Monday, Jul. 20, 1970

How Ford Put the Lid on Cooper-Church

Two weeks ago, the Senate administered a mild rebuke to President Nixon when it passed the Cooper-Church Amendment cutting off funds for U.S. operations in Cambodia. The lengthy Senate debate embarrassed the Administration, and when the matter came before the House last week Republican Minority Leader Gerald Ford was determined that the embarrassment would not be repeated. TIME Congressional Correspondent Neil MacNeil explains how he did it:

THE parliamentary situation was this: the military sales bill that the House had passed some months back had been amended by the Senate and returned to the House in the form containing the Cooper-Church Amendment. The bill was destined for a House-Senate conference, but the rules provide for the House conferees to be "instructed" on their stance by the House itself. It was in this area that the game was played.

Under the rules, the minority party has the right to make the first motion to instruct. This option gave Jerry Ford a weapon that he used with devastating effect on the doves. He decided on a maneuver that would force the doves to lead from weakness. "I'm going to get the weakest guy on our side of the aisle to offer the motion," he told a fellow Republican. He picked Donald Riegle Jr. of Michigan, 32, a dove who Ford accurately figured would provoke maximum opposition to the doves' own cause. Riegle is a brash young second-term Republican who has offended members of the House by open criticism of his seniors. "They really had it wired," one dove said when he heard of Ford's choice. "They got this potato head to make the motion."

Some of the dovish Republicans tried to talk Riegle out of it, but he would not be denied his moment on center stage. Riegle offered his motion for the House to join the Senate in approving Cooper-Church. Wayne Hays of Ohio, a Democratic hawk, instantly asked House Speaker John McCormack who would assign the speaking time during the debate on Riegle's motion. Riegle, replied McCormack. The prospect of Riegle cavorting, however briefly, in even a minor leadership role was too much for Hays, a veteran of 22 years in the House. He moved to table Riegle's motion, which, under House rules, automatically cut off all debate.

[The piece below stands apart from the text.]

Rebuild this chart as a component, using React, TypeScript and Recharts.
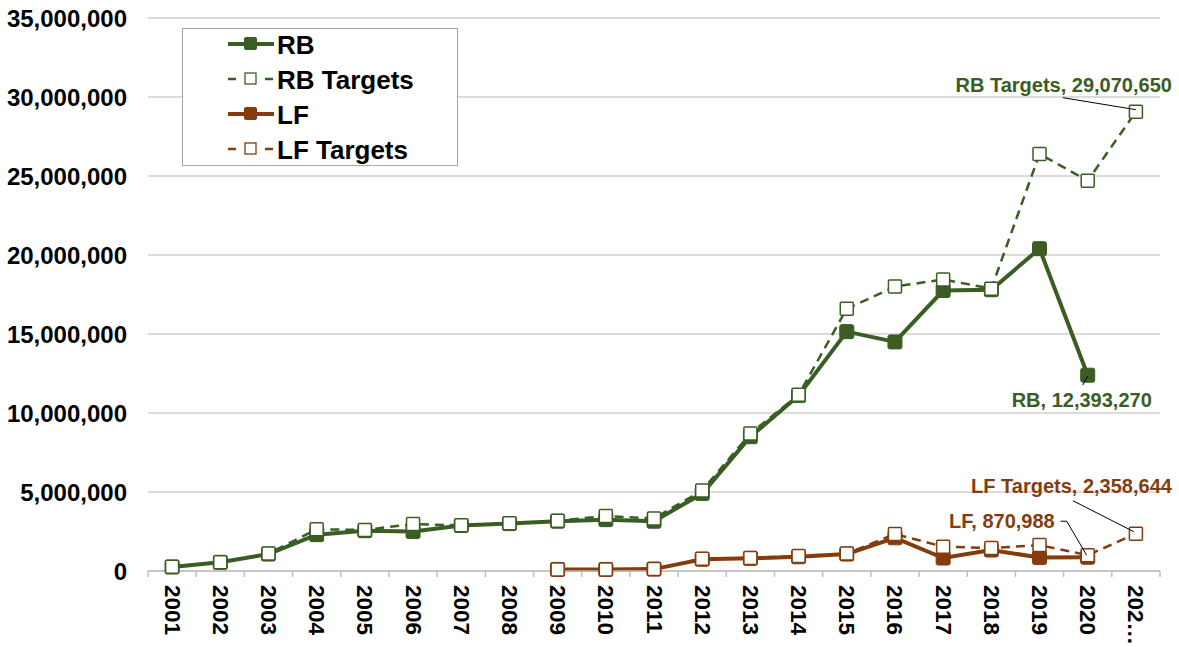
import { LineChart, Line, XAxis, YAxis, CartesianGrid, Legend, LabelList } from 'recharts';

const years = ['2001', '2002', '2003', '2004', '2005', '2006', '2007', '2008', '2009', '2010', '2011', '2012', '2013', '2014', '2015', '2016', '2017', '2018', '2019', '2020', '202…'];
const rb = [250000, 550000, 1070000, 2300000, 2550000, 2500000, 2880000, 3000000, 3150000, 3250000, 3150000, 4900000, 8500000, 11100000, 15150000, 14500000, 17750000, 17800000, 20400000, 12393270, null];
const rbTargets = [270000, 560000, 1100000, 2640000, 2600000, 2970000, 2890000, 3020000, 3180000, 3480000, 3330000, 5100000, 8700000, 11150000, 16600000, 18000000, 18450000, 17870000, 26400000, 24700000, 29070650];
const lf = [null, null, null, null, null, null, null, null, 100000, 100000, 120000, 740000, 800000, 900000, 1070000, 2100000, 820000, 1330000, 850000, 870988, null];
const lfTargets = [null, null, null, null, null, null, null, null, 100000, 100000, 120000, 770000, 830000, 950000, 1100000, 2340000, 1540000, 1450000, 1640000, 1000000, 2358644];
const yTicks = [0, 5000000, 10000000, 15000000, 20000000, 25000000, 30000000, 35000000];
const seriesOrder = ['RB', 'RB Targets', 'LF', 'LF Targets'];

const data = years.map((year, i) => ({
  year,
  rb: rb[i],
  rbTargets: rbTargets[i],
  lf: lf[i],
  lfTargets: lfTargets[i],
}));

const GREEN = '#3a5d23';
const BROWN = '#843c0c';
const FONT = '"Liberation Sans", Arial, sans-serif';
const W = 1179;
const H = 647;
const LEFT = 148;
const RIGHT = 19;
const PLOT_BOTTOM = 571;
const STEP = (W - LEFT - RIGHT) / years.length;

const fmt = (v: number) => v.toLocaleString('en-US');
const lastIdx = (arr: (number | null)[]) => {
  for (let i = arr.length - 1; i >= 0; i--) if (arr[i] != null) return i;
  return -1;
};

const makeDot = (color: string, hollow: boolean) => (props: any) => {
  const { cx, cy, index } = props;
  if (cx == null || cy == null || props.value == null) return <g key={`d-${index}`} />;
  const s = hollow ? 13 : 14;
  return (
    <rect
      key={`d-${index}`}
      x={cx - s / 2}
      y={cy - s / 2}
      width={s}
      height={s}
      rx={hollow ? 1 : 2}
      fill={hollow ? '#fff' : color}
      stroke={color}
      strokeWidth={hollow ? 1.5 : 1}
    />
  );
};

const XTick = (props: any) => {
  const { x, payload, index } = props;
  const ty = PLOT_BOTTOM + 14;
  return (
    <g>
      <line x1={x - STEP / 2} x2={x - STEP / 2} y1={PLOT_BOTTOM} y2={PLOT_BOTTOM + 6} stroke="#bfbfbf" strokeWidth={1.5} />
      {index === years.length - 1 && (
        <line x1={x + STEP / 2} x2={x + STEP / 2} y1={PLOT_BOTTOM} y2={PLOT_BOTTOM + 6} stroke="#bfbfbf" strokeWidth={1.5} />
      )}
      <text
        x={x}
        y={ty}
        transform={`rotate(90 ${x} ${ty})`}
        textAnchor="start"
        dominantBaseline="central"
        fontFamily={FONT}
        fontWeight="bold"
        fontSize={22.5}
        fill="#000"
      >
        {payload.value}
      </text>
    </g>
  );
};

const LegendBox = (props: any) => {
  const items = [...(props.payload || [])].sort(
    (a: any, b: any) => seriesOrder.indexOf(a.value) - seriesOrder.indexOf(b.value)
  );
  return (
    <div
      style={{
        width: 276,
        height: 138,
        border: '1px solid #a6a6a6',
        background: '#fff',
        boxSizing: 'border-box',
      }}
    >
      <svg width={274} height={136} style={{ display: 'block' }}>
        {items.map((entry: any, i: number) => {
          const cy = 15 + i * 35;
          const dashed = !!entry.payload?.strokeDasharray;
          const c = entry.color;
          return (
            <g key={entry.value}>
              {dashed ? (
                <>
                  <line x1={45} x2={53} y1={cy} y2={cy} stroke={c} strokeWidth={2.5} />
                  <rect x={62} y={cy - 6} width={11} height={11} fill="#fff" stroke={c} strokeWidth={1.3} />
                  <line x1={82} x2={90} y1={cy} y2={cy} stroke={c} strokeWidth={2.5} />
                </>
              ) : (
                <>
                  <line x1={45} x2={91} y1={cy} y2={cy} stroke={c} strokeWidth={4} />
                  <rect x={61} y={cy - 7} width={13} height={13} rx={2} fill={c} />
                </>
              )}
              <text x={94} y={cy + 9.5} fontFamily={FONT} fontWeight="bold" fontSize={26} fill="#000">
                {entry.value}
              </text>
            </g>
          );
        })}
      </svg>
    </div>
  );
};

const labelStyle = { fontFamily: FONT, fontWeight: 'bold' as const, fontSize: 20 };

export default function App() {
  const rbLast = lastIdx(rb);
  const rbtLast = lastIdx(rbTargets);
  const lfLast = lastIdx(lf);
  const lftLast = lastIdx(lfTargets);

  return (
    <div style={{ width: W, height: H, background: '#fff' }}>
      <style>{'body{margin:0}'}</style>
      <LineChart width={W} height={H} data={data} margin={{ top: 18, right: RIGHT, bottom: 0, left: 0 }}>
        <CartesianGrid vertical={false} stroke="#d0d0d0" strokeWidth={1.5} />
        <XAxis
          dataKey="year"
          scale="band"
          interval={0}
          height={H - PLOT_BOTTOM}
          tickLine={false}
          stroke="#bfbfbf"
          strokeWidth={1.5}
          tick={<XTick />}
        />
        <YAxis
          width={LEFT}
          domain={[0, 35000000]}
          ticks={yTicks}
          axisLine={false}
          tickLine={false}
          tickSize={0}
          tickMargin={21}
          tickFormatter={fmt}
          tick={{ fill: '#000', fontFamily: FONT, fontWeight: 'bold', fontSize: 24 }}
        />
        <Legend
          layout="vertical"
          align="center"
          verticalAlign="middle"
          content={<LegendBox />}
          wrapperStyle={{ position: 'absolute', left: 182, top: 28, width: 276, height: 138 }}
        />
        <Line
          name="RB"
          dataKey="rb"
          stroke={GREEN}
          strokeWidth={4}
          dot={makeDot(GREEN, false)}
          activeDot={false}
          isAnimationActive={false}
        >
          <LabelList
            dataKey="rb"
            content={(p: any) =>
              p.index === rbLast ? (
                <g>
                  <line x1={p.x} y1={p.y + 1} x2={p.x - 5} y2={p.y + 10} stroke="#000" strokeWidth={1} />
                  <text x={p.x - 6} y={p.y + 32} textAnchor="middle" fill={GREEN} {...labelStyle}>
                    {`RB, ${fmt(p.value)}`}
                  </text>
                </g>
              ) : null
            }
          />
        </Line>
        <Line
          name="RB Targets"
          dataKey="rbTargets"
          stroke={GREEN}
          strokeWidth={2.5}
          strokeDasharray="9 6"
          dot={makeDot(GREEN, true)}
          activeDot={false}
          isAnimationActive={false}
        >
          <LabelList
            dataKey="rbTargets"
            content={(p: any) =>
              p.index === rbtLast ? (
                <g>
                  <line x1={p.x - 73} y1={p.y - 14} x2={p.x} y2={p.y - 2} stroke="#000" strokeWidth={1} />
                  <text x={p.x + 36} y={p.y - 20} textAnchor="end" fill={GREEN} {...labelStyle}>
                    {`RB Targets, ${fmt(p.value)}`}
                  </text>
                </g>
              ) : null
            }
          />
        </Line>
        <Line
          name="LF"
          dataKey="lf"
          stroke={BROWN}
          strokeWidth={4}
          dot={makeDot(BROWN, false)}
          activeDot={false}
          isAnimationActive={false}
        >
          <LabelList
            dataKey="lf"
            content={(p: any) =>
              p.index === lfLast ? (
                <g>
                  <polyline
                    points={`${p.x - 1},${p.y - 2} ${p.x - 21},${p.y - 36} ${p.x - 27},${p.y - 36}`}
                    fill="none"
                    stroke="#000"
                    strokeWidth={1}
                  />
                  <text x={p.x - 33} y={p.y - 29} textAnchor="end" fill={BROWN} {...labelStyle}>
                    {`LF, ${fmt(p.value)}`}
                  </text>
                </g>
              ) : null
            }
          />
        </Line>
        <Line
          name="LF Targets"
          dataKey="lfTargets"
          stroke={BROWN}
          strokeWidth={2.5}
          strokeDasharray="9 6"
          dot={makeDot(BROWN, true)}
          activeDot={false}
          isAnimationActive={false}
        >
          <LabelList
            dataKey="lfTargets"
            content={(p: any) =>
              p.index === lftLast ? (
                <g>
                  <line x1={p.x - 2} y1={p.y - 2} x2={p.x - 63} y2={p.y - 33} stroke="#000" strokeWidth={1} />
                  <text x={p.x + 36} y={p.y - 41} textAnchor="end" fill={BROWN} {...labelStyle}>
                    {`LF Targets, ${fmt(p.value)}`}
                  </text>
                </g>
              ) : null
            }
          />
        </Line>
      </LineChart>
    </div>
  );
}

Hays had taken Ford's bait. His own hawkishness and enmity toward Riegle overwhelmed any reluctance he may have felt as a Democrat to abet the Administration strategy. The House approved Hays' motion, 237 to 153. The House's doves, who had little hope of . winning on Cooper-Church but yearned for a floor debate on the war issue, had been outmaneuvered, outplayed and outvoted. Ford knew the rules, he knew his colleagues, and he knew how to use both to get what he wanted.